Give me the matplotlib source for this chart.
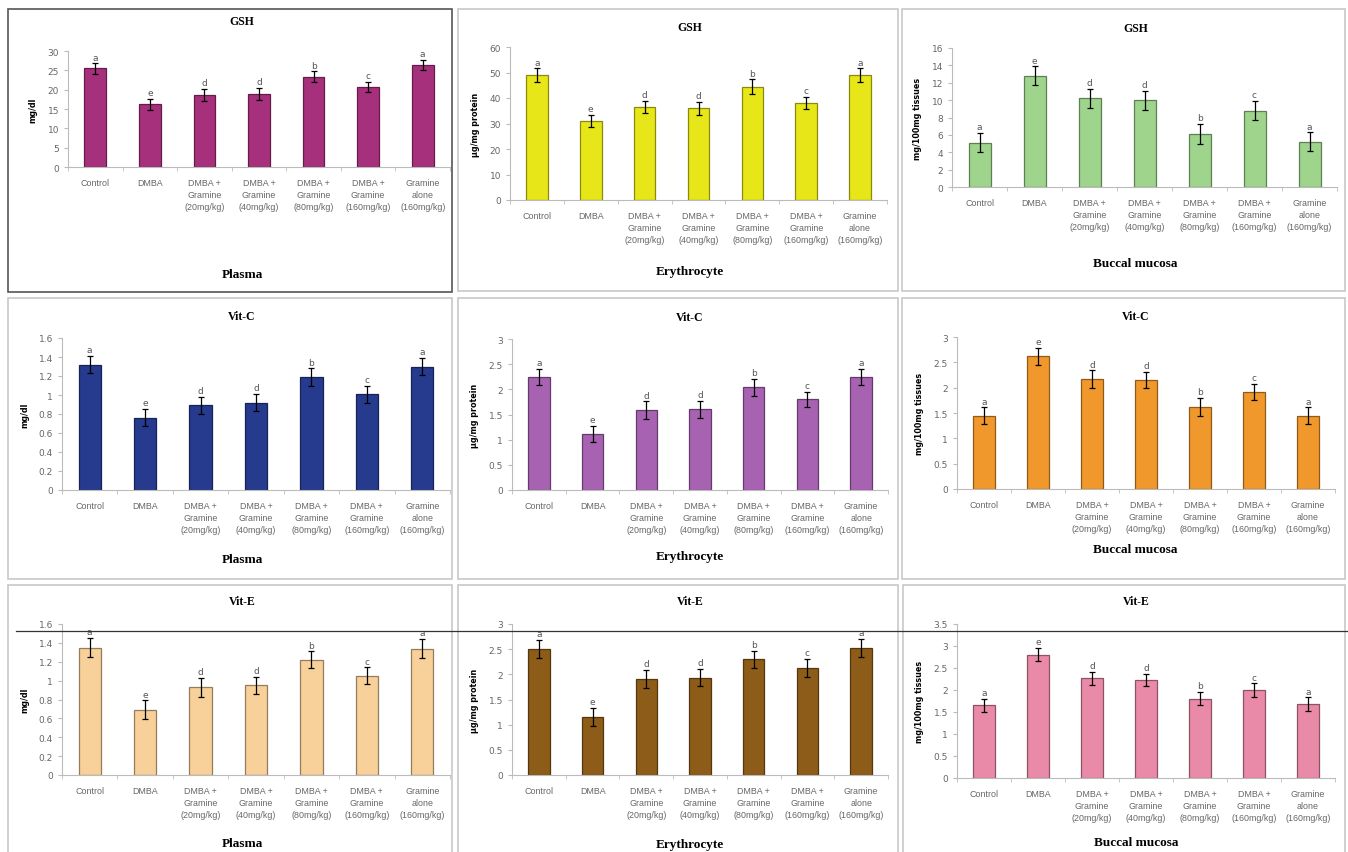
import numpy as np
import matplotlib as mpl
mpl.use('Agg')
import matplotlib.pyplot as plt
from matplotlib.patches import Rectangle
from matplotlib.lines import Line2D

W, H = 1348, 853

groups = ['Control', 'DMBA', 'DMBA +\nGramine\n(20mg/kg)', 'DMBA +\nGramine\n(40mg/kg)',
          'DMBA +\nGramine\n(80mg/kg)', 'DMBA +\nGramine\n(160mg/kg)', 'Gramine\nalone\n(160mg/kg)']
letters = ['a', 'e', 'd', 'd', 'b', 'c', 'a']

# GSH
gsh_plasma = [25.5, 16.2, 18.7, 18.9, 23.3, 20.8, 26.4]
gsh_plasma_err = [1.4, 1.5, 1.6, 1.6, 1.4, 1.3, 1.4]
gsh_ery = [49.0, 31.0, 36.5, 36.0, 44.5, 38.0, 49.0]
gsh_ery_err = [2.6, 2.5, 2.5, 2.6, 2.8, 2.4, 2.6]
gsh_buccal = [5.1, 12.8, 10.2, 10.0, 6.1, 8.8, 5.2]
gsh_buccal_err = [1.1, 1.1, 1.1, 1.1, 1.2, 1.1, 1.1]
# Vit-C
vitc_plasma = [1.32, 0.76, 0.89, 0.92, 1.19, 1.01, 1.30]
vitc_plasma_err = [0.09, 0.09, 0.09, 0.09, 0.09, 0.09, 0.09]
vitc_ery = [2.25, 1.12, 1.59, 1.60, 2.04, 1.80, 2.25]
vitc_ery_err = [0.16, 0.16, 0.17, 0.17, 0.17, 0.15, 0.16]
vitc_buccal = [1.45, 2.62, 2.17, 2.15, 1.62, 1.91, 1.45]
vitc_buccal_err = [0.16, 0.17, 0.17, 0.16, 0.17, 0.16, 0.16]
# Vit-E
vite_plasma = [1.35, 0.69, 0.93, 0.95, 1.22, 1.05, 1.34]
vite_plasma_err = [0.10, 0.10, 0.10, 0.09, 0.09, 0.09, 0.10]
vite_ery = [2.50, 1.15, 1.90, 1.93, 2.30, 2.13, 2.52]
vite_ery_err = [0.18, 0.18, 0.18, 0.17, 0.17, 0.18, 0.18]
vite_buccal = [1.65, 2.80, 2.27, 2.23, 1.80, 2.00, 1.68]
vite_buccal_err = [0.15, 0.15, 0.15, 0.14, 0.15, 0.15, 0.15]

# (values, errors, title, ylabel, xlabel, colour, ymax, ystep)
panels = [
    (gsh_plasma, gsh_plasma_err, 'GSH', 'mg/dl', 'Plasma', '#a6307c', 30, 5),
    (gsh_ery, gsh_ery_err, 'GSH', 'µg/mg protein', 'Erythrocyte', '#e6e619', 60, 10),
    (gsh_buccal, gsh_buccal_err, 'GSH', 'mg/100mg tissues', 'Buccal mucosa', '#9fd48d', 16, 2),
    (vitc_plasma, vitc_plasma_err, 'Vit-C', 'mg/dl', 'Plasma', '#263a8e', 1.6, 0.2),
    (vitc_ery, vitc_ery_err, 'Vit-C', 'µg/mg protein', 'Erythrocyte', '#a862b2', 3, 0.5),
    (vitc_buccal, vitc_buccal_err, 'Vit-C', 'mg/100mg tissues', 'Buccal mucosa', '#f0982c', 3, 0.5),
    (vite_plasma, vite_plasma_err, 'Vit-E', 'mg/dl', 'Plasma', '#f7d09a', 1.6, 0.2),
    (vite_ery, vite_ery_err, 'Vit-E', 'µg/mg protein', 'Erythrocyte', '#8c5c18', 3, 0.5),
    (vite_buccal, vite_buccal_err, 'Vit-E', 'mg/100mg tissues', 'Buccal mucosa', '#e98aa8', 3.5, 0.5),
]

# pixel layout: axes (left, right, y at 0, y at ymax), frame (x0, y0, x1, y1), title y, xlabel y
layout = [
    ((68, 450, 168, 52), (8, 10, 452, 293), 22, 275),
    ((510, 887, 201, 48), (458, 10, 898, 292), 28, 272),
    ((952, 1337, 188, 49), (902, 10, 1345, 292), 29, 264),
    ((62, 450, 491, 339), (8, 299, 452, 580), 317, 560),
    ((512, 888, 491, 340), (458, 299, 898, 580), 318, 557),
    ((957, 1335, 490, 338), (902, 299, 1345, 580), 317, 550),
    ((62, 450, 776, 625), (8, 586, 452, 860), 602, 844),
    ((512, 888, 776, 625), (458, 586, 898, 860), 602, 845),
    ((957, 1335, 779, 625), (903, 586, 1345, 860), 602, 843),
]

fig = plt.figure(figsize=(W / 100, H / 100), dpi=100)
fig.patch.set_facecolor('white')

def darker(c, f=0.6):
    r, g, b = mpl.colors.to_rgb(c)
    return (r * f, g * f, b * f)

x = np.arange(len(groups))
for i, (vals, errs, title, ylab, xlab, col, ymax, ystep) in enumerate(panels):
    (l, r, yb, yt), (fx0, fy0, fx1, fy1), ty, xly = layout[i]
    ec = '#555555' if i == 0 else '#c8c8c8'
    fig.add_artist(Rectangle((fx0 / W, 1 - fy1 / H), (fx1 - fx0) / W, (fy1 - fy0) / H,
                             transform=fig.transFigure, fill=False, edgecolor=ec, lw=1.2))
    ax = fig.add_axes([l / W, 1 - yb / H, (r - l) / W, (yb - yt) / H])
    ax.bar(x, vals, width=0.4, color=col, edgecolor=darker(col), linewidth=0.9, zorder=2)
    ax.errorbar(x, vals, yerr=errs, fmt='none', ecolor='black', elinewidth=0.9,
                capsize=2, capthick=0.9, zorder=3)
    for xi, v, e, let in zip(x, vals, errs, letters):
        ax.text(xi, v + e + ymax * 0.012, let, ha='center', va='bottom',
                fontsize=6.5, color='#555555')
    ax.set_xlim(-0.5, len(groups) - 0.5)
    ax.set_ylim(0, ymax)
    ticks = np.arange(0, ymax + ystep / 2, ystep)
    ax.set_yticks(ticks)
    ax.set_yticklabels(['%g' % t for t in ticks])
    ax.set_xticks(x)
    ax.set_xticklabels(groups, fontsize=6.4, color='#666666', family='Liberation Sans',
                       linespacing=1.45)
    ax.set_xticks(np.arange(-0.5, len(groups)), minor=True)
    ax.tick_params(axis='x', which='major', length=0, pad=8)
    ax.tick_params(axis='x', which='minor', length=3, color='#bbbbbb')
    ax.tick_params(axis='y', labelsize=6.5, labelcolor='#666666', color='#bbbbbb', length=3)
    for s in ['top', 'right']:
        ax.spines[s].set_visible(False)
    for s in ['left', 'bottom']:
        ax.spines[s].set_color('#bbbbbb')
    ax.set_ylabel(ylab, fontsize=5.8, fontweight='bold', labelpad=7)
    cx = (fx0 + fx1) / 2 + 12
    fig.text(cx / W, 1 - ty / H, title, ha='center', va='center', family='Liberation Serif',
             fontweight='bold', fontsize=8.5)
    fig.text(cx / W, 1 - xly / H, xlab, ha='center', va='center', family='Liberation Serif',
             fontweight='bold', fontsize=9.5)

# stray horizontal rule across the bottom row
fig.add_artist(Line2D([16 / W, 1], [1 - 632 / H, 1 - 632 / H], transform=fig.transFigure,
                      color='#333333', lw=0.9))

fig.savefig('out.png', dpi=100)
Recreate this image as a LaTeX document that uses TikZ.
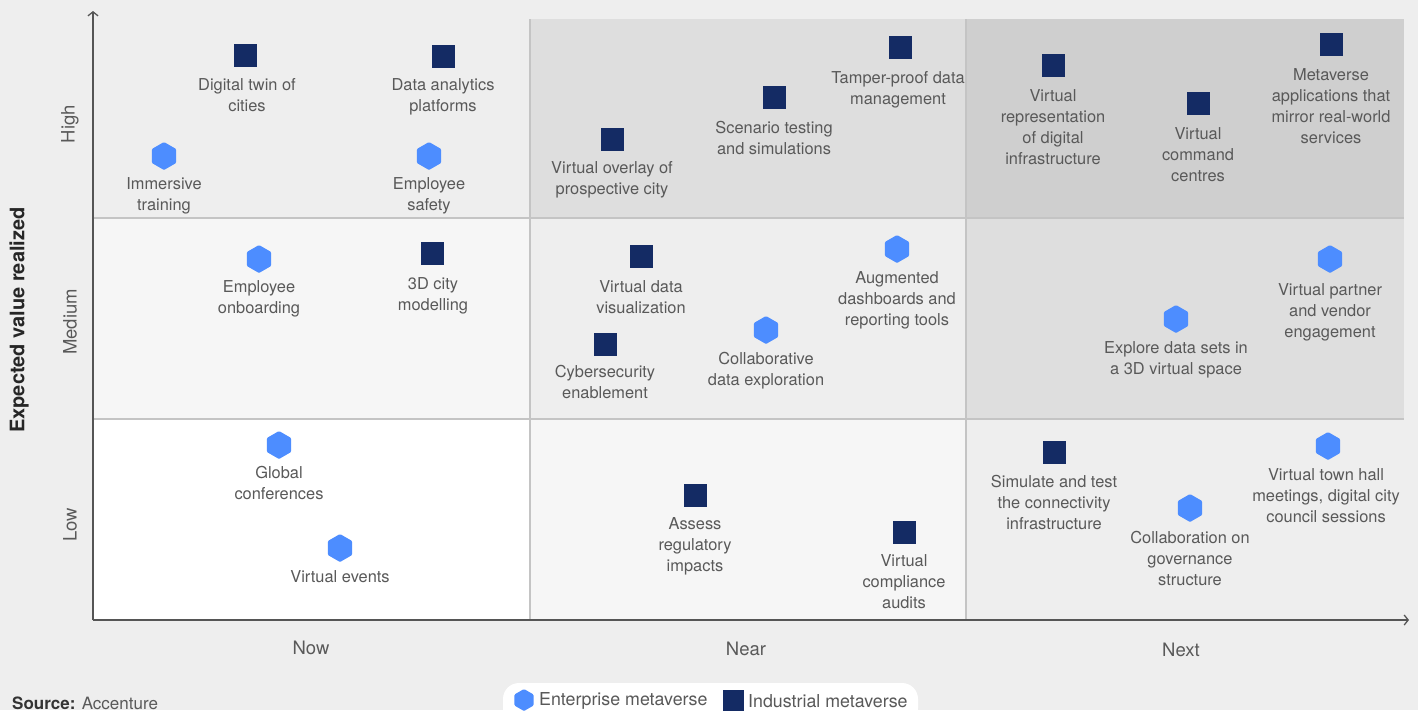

## What you have to do
Return each line with "matplotlib".

## Answer to this task
Give me the matplotlib source for this chart.
import matplotlib as mpl
import matplotlib.pyplot as plt
from matplotlib.patches import Rectangle
from matplotlib.lines import Line2D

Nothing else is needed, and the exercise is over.